Binary Search Trees

An ordered dictionary ADT is a dictionary in which the keys have a total order, just like in a heap. You can insert, find, and remove elements, just as with a hash table. But unlike a hash table, you can also quickly find the element with minimum or maximum key, or the entry nearest another entry in the total order. An ordered dictionary does anything a dictionary or binary heap can do and more, albeit more slowly.
A binary search tree (BST) is a simple way to implement an ordered dictionary.
In fact, the STL (multi)set and (multi)map use a variation of a BST (a red-black tree) as their internal data structure.

Representing Binary Trees

Recall that a binary tree is a rooted tree wherein no node has more than two children. Additionally, every child is either a left child or a right child of its parent, even if it is its parent’s only child. In the most popular binary tree representation, each tree node has three pointers: a parent pointer, a left pointer and a right pointer.
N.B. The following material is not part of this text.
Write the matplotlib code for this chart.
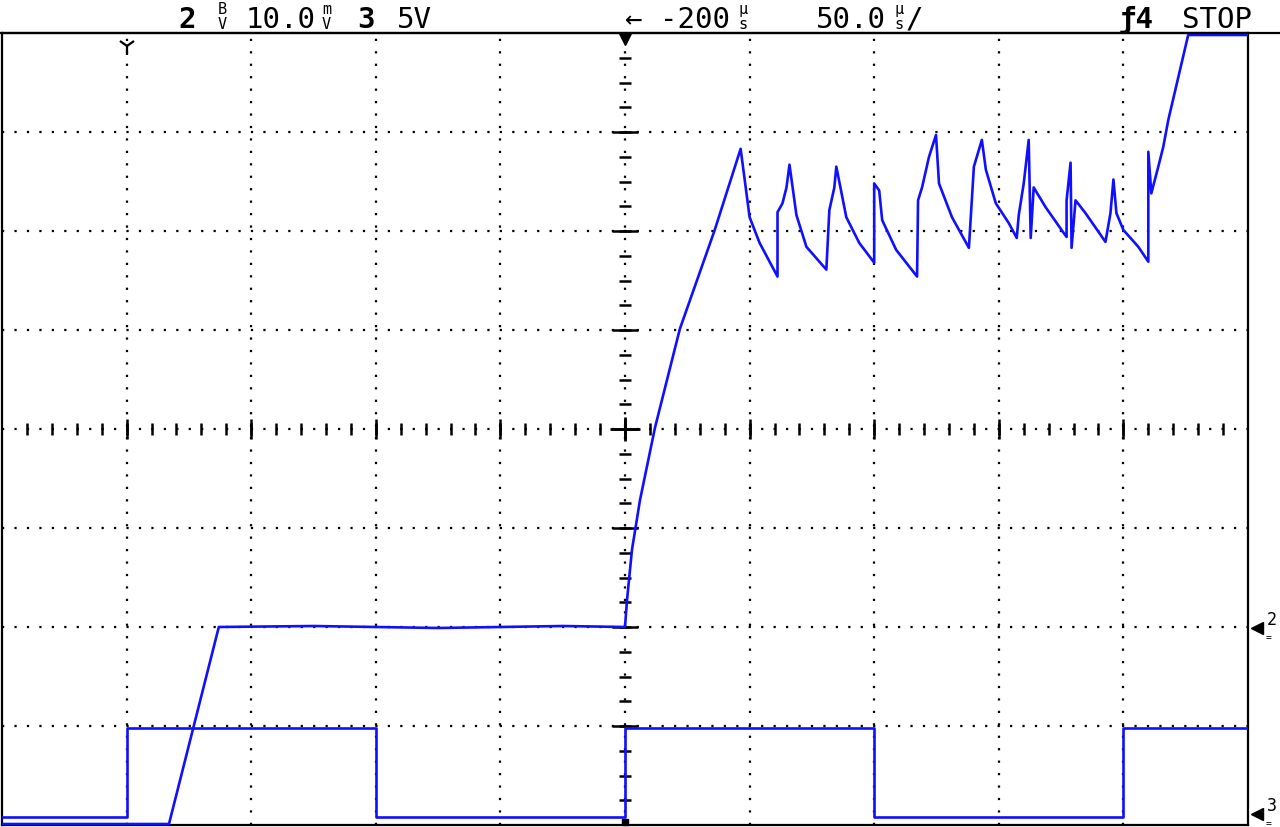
import numpy as np
import matplotlib
matplotlib.use("Agg")
import matplotlib.pyplot as plt
from matplotlib.lines import Line2D

# screen is 10 x 8 divisions, values in divisions
ch2X = [0.0, 1.34, 1.74, 2.5, 3.5, 4.5, 5.0,
        5.016, 5.056, 5.12, 5.24, 5.44, 5.72, 5.928,
        6.0, 6.08, 6.224, 6.224, 6.264, 6.296, 6.32,
        6.376, 6.456, 6.616, 6.64, 6.68, 6.696,
        6.776, 6.88, 7.0, 7.0, 7.04, 7.064, 7.176, 7.344,
        7.352, 7.384, 7.44, 7.496, 7.52, 7.624, 7.76,
        7.8, 7.864, 7.896, 7.976, 8.08, 8.144,
        8.16, 8.2, 8.24, 8.256, 8.28, 8.376, 8.504, 8.544,
        8.544, 8.576, 8.584, 8.616, 8.696, 8.856,
        8.896, 8.92, 8.944, 9.0, 9.12, 9.2,
        9.2, 9.224, 9.28, 9.32, 9.36, 9.52, 10.0]
ch2Y = [0.01, 0.01, 2.0, 2.01, 1.99, 2.01, 2.0,
        2.27, 2.78, 3.28, 4.01, 5.01, 6.01, 6.83,
        6.14, 5.88, 5.54, 6.19, 6.28, 6.44, 6.67,
        6.16, 5.84, 5.61, 6.21, 6.44, 6.65,
        6.14, 5.88, 5.68, 6.48, 6.41, 6.11, 5.81, 5.54,
        6.31, 6.44, 6.75, 6.97, 6.48, 6.14, 5.83,
        6.65, 6.92, 6.62, 6.28, 6.08, 5.93,
        6.16, 6.48, 6.92, 5.93, 6.44, 6.24, 6.01, 5.94,
        6.31, 6.69, 5.83, 6.31, 6.18, 5.89,
        6.18, 6.52, 6.18, 6.01, 5.84, 5.69,
        6.8, 6.38, 6.65, 6.85, 7.12, 7.98, 7.98]

ch3X = [0.0, 1.0, 1.0, 3.0, 3.0, 5.0, 5.0, 7.0, 7.0, 9.0, 9.0, 10.0]
ch3Y = [0.08, 0.08, 0.98, 0.98, 0.08, 0.08, 0.98, 0.98, 0.08, 0.08, 0.98, 0.98]

headerLeft = ["2", "10.0", "3", "5V"]
headerRight = ["\u2190", "-200", "50.0", "/", "\u01924", "STOP"]

traceColor = "#1010ff"
W, H = 1280, 828


def px(x, y):
  return x / W, 1 - y / H


def drawGrid(ax):
  dots = (0, (1, 4.6))
  for i in range(1, 10):
    ax.axvline(i, color="k", lw=1.6, ls=dots, zorder=1)
  for j in range(1, 8):
    ax.axhline(j, color="k", lw=1.6, ls=dots, zorder=1)

  # ticks along the centre lines
  yMinor = np.arange(0.25, 8, 0.25)
  ax.plot(np.full(len(yMinor), 5.0), yMinor, ls="none", marker="_",
          ms=8, mew=1.8, color="k", zorder=2)
  yMajor = np.arange(1, 8)
  ax.plot(np.full(len(yMajor), 5.0), yMajor, ls="none", marker="_",
          ms=19, mew=1.8, color="k", zorder=2)
  xMinor = np.arange(0.2, 10, 0.2)
  ax.plot(xMinor, np.full(len(xMinor), 4.0), ls="none", marker="|",
          ms=9, mew=1.8, color="k", zorder=2)
  xMajor = np.arange(1, 10)
  ax.plot(xMajor, np.full(len(xMajor), 4.0), ls="none", marker="|",
          ms=14, mew=1.8, color="k", zorder=2)
  ax.plot([5.0], [4.0], ls="none", marker="_", ms=22, mew=2, color="k", zorder=2)
  ax.plot([5.0], [4.0], ls="none", marker="|", ms=17, mew=2, color="k", zorder=2)


def drawHeader(fig):
  mono = dict(family="DejaVu Sans Mono", fontsize=21, va="baseline", color="k")
  small = dict(family="DejaVu Sans Mono", fontsize=11, va="baseline", color="k")

  fig.text(*px(178, 28), headerLeft[0], fontweight="bold", **mono)
  fig.text(*px(218, 14), "B", **small)
  fig.text(*px(218, 29), "V", **small)
  fig.text(*px(246, 28), headerLeft[1], **mono)
  fig.text(*px(322, 14), "m", **small)
  fig.text(*px(322, 29), "V", **small)
  fig.text(*px(357, 28), headerLeft[2], fontweight="bold", **mono)
  fig.text(*px(397, 28), headerLeft[3], **mono)

  fig.text(*px(624, 28), headerRight[0], **mono)
  fig.text(*px(660, 28), headerRight[1], **mono)
  fig.text(*px(738, 14), "\u03bc", **small)
  fig.text(*px(738, 29), "s", **small)
  fig.text(*px(816, 28), headerRight[2], **mono)
  fig.text(*px(894, 14), "\u03bc", **small)
  fig.text(*px(894, 29), "s", **small)
  fig.text(*px(906, 28), headerRight[3], **mono)
  fig.text(*px(1119, 28), headerRight[4], fontweight="bold", **mono)
  fig.text(*px(1182, 28), headerRight[5], **mono)

  # line under the header, full width
  fig.add_artist(Line2D([0, 1], [1 - 33.5 / H] * 2, color="k", lw=1.6,
                        transform=fig.transFigure))

  # ground markers on the right
  for yPix, label in [(629, "2"), (815, "3")]:
    fig.add_artist(Line2D([1257 / W], [1 - yPix / H], marker="<", ms=9,
                          color="k", transform=fig.transFigure))
    fig.text(*px(1267, yPix - 4), label, family="DejaVu Sans Mono",
             fontsize=12, va="baseline")
    fig.text(*px(1266, yPix + 12), "=", family="DejaVu Sans Mono",
             fontsize=7, va="baseline")


def drawPlot():
  fig = plt.figure(figsize=(W / 100, H / 100), dpi=100)
  fig.set_facecolor("white")
  ax = fig.add_axes([2 / W, 2 / H, 1246 / W, 792 / H])
  ax.set_xlim(0, 10)
  ax.set_ylim(0, 8)
  ax.set_xticks([])
  ax.set_yticks([])
  for sp in ax.spines.values():
    sp.set_linewidth(1.6)
    sp.set_color("k")

  drawGrid(ax)

  ax.plot(ch3X, ch3Y, color=traceColor, lw=1.9, zorder=4)
  ax.plot(ch2X, ch2Y, color=traceColor, lw=1.9, zorder=4)

  # cursor and trigger markers
  ax.plot([1.0], [7.87], marker="1", ms=13, mew=1.6, color="k", clip_on=False, zorder=5)
  ax.plot([5.0], [7.94], marker="v", ms=8, color="k", clip_on=False, zorder=5)
  ax.plot([5.0], [0.03], marker="s", ms=4, color="k", clip_on=False, zorder=5)

  drawHeader(fig)

  plt.savefig("out.png", dpi=100, facecolor=fig.get_facecolor())


if __name__ == "__main__":
  drawPlot()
Each node also stores a key (its value).
In a binary search tree, elements are maintained in a (somewhat) sorted order.
A binary search tree satisfies the binary-search-tree property (also called the binary-search-tree invariant):

Let $x$ be a node in a binary search tree. If $y$ is a node in the left subtree of $x$ , then $y.key \leq x.key$ . If $y$ is a node in the right subtree of $x$ , then $y.key \geq x.key$ .
When a node has only one child, that child is either a left child or a right child, depending on whether its key is smaller or larger than its parent’s key. A key equal to the parent’s key can go into either subtree.
Below is an example of a binary search tree.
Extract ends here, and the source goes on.